ÂH ALLÂH
Âh, âşıklarının dilinden düşmeyen bir sözcüktür. Onlar sürekli âh
ederler. Şair iseler şiirlerinde sürekli âhı işlerler. Âh, hüzün, ıztırap,
sıkıntı, yeis vs. kalbi hallerde kullanılan bir edattır. Gününüzde “âh” bir
konuda sıkıntıya düşünce, o sıkıntının tezahürü olarak çıkartılan sestir, dertlenmedir,
az veya çok şikâyetlenmedir. Bu durum Hak âşığı şairlerde de aynıdır. Oysa
şikâyet Hak âşığının diline yakışmaz. Şairin hem Hak âşığı olup hem de çokça âh
etmesi ilk bakışta pek de hoş gelmiyor insana. Zira o tip şairler, başına gelen
her şeyi Allah’ın takdiri olarak kabul eder, ona sabreder ve ondan dersler
çıkarır. Bu sebeple Yunus (ö.1320-21) dervişliğin kolay olmadığını söyler:
Dervişlik
olsaydı tâc ile hırka
Biz
dahı alırdık otuza kırka
Hulûsî Efendi (ö. 1990) bir beytinde âhının hal-i derdini dile
getirdiğini söyler:
Ne hâcet
derdini izhâra zîrâ
Kişinin
hâl-i derdin âhı söyler[1]
Hulûsî Efendi için derdini ortaya dökmeye, açığa çıkarmaya, onu
söylemeye gerek yoktur. Hali, her şeyi apaçık göstermektedir. Beyitte, Hulûsî Efendi’nin
de dertten söz ettiği ve onun için âh ettiği dikkat çekmektedir. Onun da
derdinden dolayı âh etme zafiyetine düştüğü düşünülebilir. Ancak burada bilmek
gerekir ki Hulûsî Efendi ve benzer mutasavvıf şairlerin dile getirdiği dert
bildiğimiz insani sıkıntıların oluşturduğu dert değildir. Bu dert, ilâhî aşkı
temsil eder. Hak âşığı şairler şiirlerinde “derd” kelimesi ile aşkı
kastederler. Hulûsî Efendi de yukarıdaki beytinde “derd” kelimesini aşk
karşılığında kullanmış ve “kişinin aşkını ortaya dökmesine, açığa çıkarmasına
ne gerek var, onun aşkını âhı söyler” demek istemiştir. “Derd” kelimesini aşk
karşılığında kullandıkları içindir ki şairler şiirlerinde sık sık dertten ve o
dert için âh edişlerinden söz ederler. Âh, âşıkın iç alemindeki aşkın ateşli ve
elemli ifadesidir. Bu durum Hak aşıkları için de aynıdır. Cebecioğlu Tasavvuf
Terimleri sözlüğünde ahı “ …bir iç çekiş ve iştiyak nidası ve kulun aşk ateşi
ile inleyişi”[2]
olarak verir. Bu sebeple eskiden tasavvuf ehli birbirlerine dua amacıyla “Allah
derdini artırsın” derlermiş.
Hulûsî Efendi aşk karşılığında dert kelimesini kullanırken âhının
aşk için olduğunu aşağıdaki beytinde çok güzel vurgulamaktadır:
Ey esîr olmuş ezel
sahrâ-yı gam sayyâdına
Âhı gam feryâdı gam hâr
u gül-i gülzârı gam
“Ey ezelde aşk sahrasının avcısına esir olup âhı aşk, feryadı aşk,
gülbahçesinin gülü ve dikeni aşk olan âşık!” [3]

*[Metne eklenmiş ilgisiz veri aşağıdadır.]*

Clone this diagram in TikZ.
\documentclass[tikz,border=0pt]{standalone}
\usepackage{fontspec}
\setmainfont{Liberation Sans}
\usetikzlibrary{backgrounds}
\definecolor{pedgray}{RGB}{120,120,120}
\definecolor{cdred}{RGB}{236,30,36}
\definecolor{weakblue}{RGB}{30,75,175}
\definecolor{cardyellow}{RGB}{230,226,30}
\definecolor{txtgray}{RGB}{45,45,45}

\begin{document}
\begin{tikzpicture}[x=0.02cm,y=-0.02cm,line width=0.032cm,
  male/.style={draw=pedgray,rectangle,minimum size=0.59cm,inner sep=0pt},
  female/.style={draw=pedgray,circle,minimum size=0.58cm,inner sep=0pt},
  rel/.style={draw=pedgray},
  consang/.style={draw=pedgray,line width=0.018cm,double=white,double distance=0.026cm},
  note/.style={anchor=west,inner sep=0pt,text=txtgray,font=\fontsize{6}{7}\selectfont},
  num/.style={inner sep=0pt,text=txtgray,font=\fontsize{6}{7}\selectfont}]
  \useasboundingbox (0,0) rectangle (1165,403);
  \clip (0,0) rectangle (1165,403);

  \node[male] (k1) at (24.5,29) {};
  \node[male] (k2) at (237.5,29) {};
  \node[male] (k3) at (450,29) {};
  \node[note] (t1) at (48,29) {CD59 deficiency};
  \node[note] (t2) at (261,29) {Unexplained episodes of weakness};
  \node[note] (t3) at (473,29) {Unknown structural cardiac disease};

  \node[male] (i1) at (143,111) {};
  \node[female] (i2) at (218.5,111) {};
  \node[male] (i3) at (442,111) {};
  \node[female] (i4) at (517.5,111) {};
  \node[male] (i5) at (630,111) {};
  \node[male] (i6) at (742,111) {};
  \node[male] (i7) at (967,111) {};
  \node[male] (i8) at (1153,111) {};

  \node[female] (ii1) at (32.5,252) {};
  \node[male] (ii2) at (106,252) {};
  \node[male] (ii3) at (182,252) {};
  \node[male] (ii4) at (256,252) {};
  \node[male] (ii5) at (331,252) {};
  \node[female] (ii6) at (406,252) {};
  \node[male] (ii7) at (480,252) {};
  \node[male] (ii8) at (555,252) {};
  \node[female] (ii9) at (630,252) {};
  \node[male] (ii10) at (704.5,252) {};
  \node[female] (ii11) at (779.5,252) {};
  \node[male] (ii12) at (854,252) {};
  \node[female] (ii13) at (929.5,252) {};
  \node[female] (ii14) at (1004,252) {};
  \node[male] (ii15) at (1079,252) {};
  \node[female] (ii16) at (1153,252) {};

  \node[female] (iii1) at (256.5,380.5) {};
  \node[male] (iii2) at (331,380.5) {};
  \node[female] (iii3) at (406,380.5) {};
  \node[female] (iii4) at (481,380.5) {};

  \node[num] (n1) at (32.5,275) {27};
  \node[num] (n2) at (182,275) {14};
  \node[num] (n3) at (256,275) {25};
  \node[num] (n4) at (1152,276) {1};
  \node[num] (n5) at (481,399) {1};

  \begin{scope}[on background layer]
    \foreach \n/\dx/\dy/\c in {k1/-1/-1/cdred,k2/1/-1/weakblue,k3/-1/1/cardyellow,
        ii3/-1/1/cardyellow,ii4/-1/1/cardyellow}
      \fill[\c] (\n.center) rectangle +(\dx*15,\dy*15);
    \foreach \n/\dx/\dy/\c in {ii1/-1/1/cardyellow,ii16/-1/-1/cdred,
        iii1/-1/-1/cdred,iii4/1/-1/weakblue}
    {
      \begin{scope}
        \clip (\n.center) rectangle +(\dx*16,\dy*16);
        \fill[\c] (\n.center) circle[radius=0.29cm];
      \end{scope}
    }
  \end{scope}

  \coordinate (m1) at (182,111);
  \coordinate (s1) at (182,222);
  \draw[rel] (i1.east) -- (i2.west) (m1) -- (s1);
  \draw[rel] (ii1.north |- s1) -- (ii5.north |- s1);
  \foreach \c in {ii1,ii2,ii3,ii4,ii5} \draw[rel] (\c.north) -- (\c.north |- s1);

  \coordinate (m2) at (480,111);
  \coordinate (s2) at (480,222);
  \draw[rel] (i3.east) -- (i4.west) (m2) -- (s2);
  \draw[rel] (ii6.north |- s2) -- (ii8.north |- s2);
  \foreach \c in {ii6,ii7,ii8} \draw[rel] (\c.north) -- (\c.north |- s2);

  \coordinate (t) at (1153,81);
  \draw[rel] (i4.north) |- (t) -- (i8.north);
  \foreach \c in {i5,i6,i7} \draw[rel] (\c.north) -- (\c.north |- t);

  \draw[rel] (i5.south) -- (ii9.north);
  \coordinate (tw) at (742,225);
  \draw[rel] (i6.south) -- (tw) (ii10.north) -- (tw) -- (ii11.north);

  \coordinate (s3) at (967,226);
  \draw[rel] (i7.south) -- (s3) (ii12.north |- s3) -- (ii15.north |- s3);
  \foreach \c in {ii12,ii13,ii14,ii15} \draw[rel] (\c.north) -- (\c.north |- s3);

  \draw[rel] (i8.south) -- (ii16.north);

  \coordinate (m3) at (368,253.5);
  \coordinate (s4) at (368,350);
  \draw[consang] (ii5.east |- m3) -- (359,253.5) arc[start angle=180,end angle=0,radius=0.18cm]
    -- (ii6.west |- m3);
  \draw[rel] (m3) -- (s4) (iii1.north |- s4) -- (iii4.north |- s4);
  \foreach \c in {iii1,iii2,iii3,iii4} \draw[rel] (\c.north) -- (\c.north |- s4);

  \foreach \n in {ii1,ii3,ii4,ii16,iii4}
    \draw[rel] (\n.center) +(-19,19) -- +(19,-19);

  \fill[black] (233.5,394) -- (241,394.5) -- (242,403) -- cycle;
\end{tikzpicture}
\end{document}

Allah aşkı için âh edilmesi sebebiyle âh yârin semtine doğru gider.
Yani onun tarafından hemen duyulur:
Sûfî bizim bu râhımız
Semt-i yâra doğru gider
Arşa çıkan bu âhımız
Semt-i yâra doğru gider
“Ey sufi! Bizim yolumuz sevgilinin semtine doğru gider. Arşa çıkan bu âhımız
da sevgilinin semtine doğru gider.” [4]
Klâsik Türk şiirinde âhın şairler tarafından çok sık
kullanılmasının sebebi aynı zamanda Allah aşkı için zikir mahiyetinde
olmasıdır. Âh âşığın Allah karşılığında kullandığı bir sözdür. Allah
kelimesinin evvelinde “elif”, sonunda “he” harfi vardır, bunlar âhı oluşturur.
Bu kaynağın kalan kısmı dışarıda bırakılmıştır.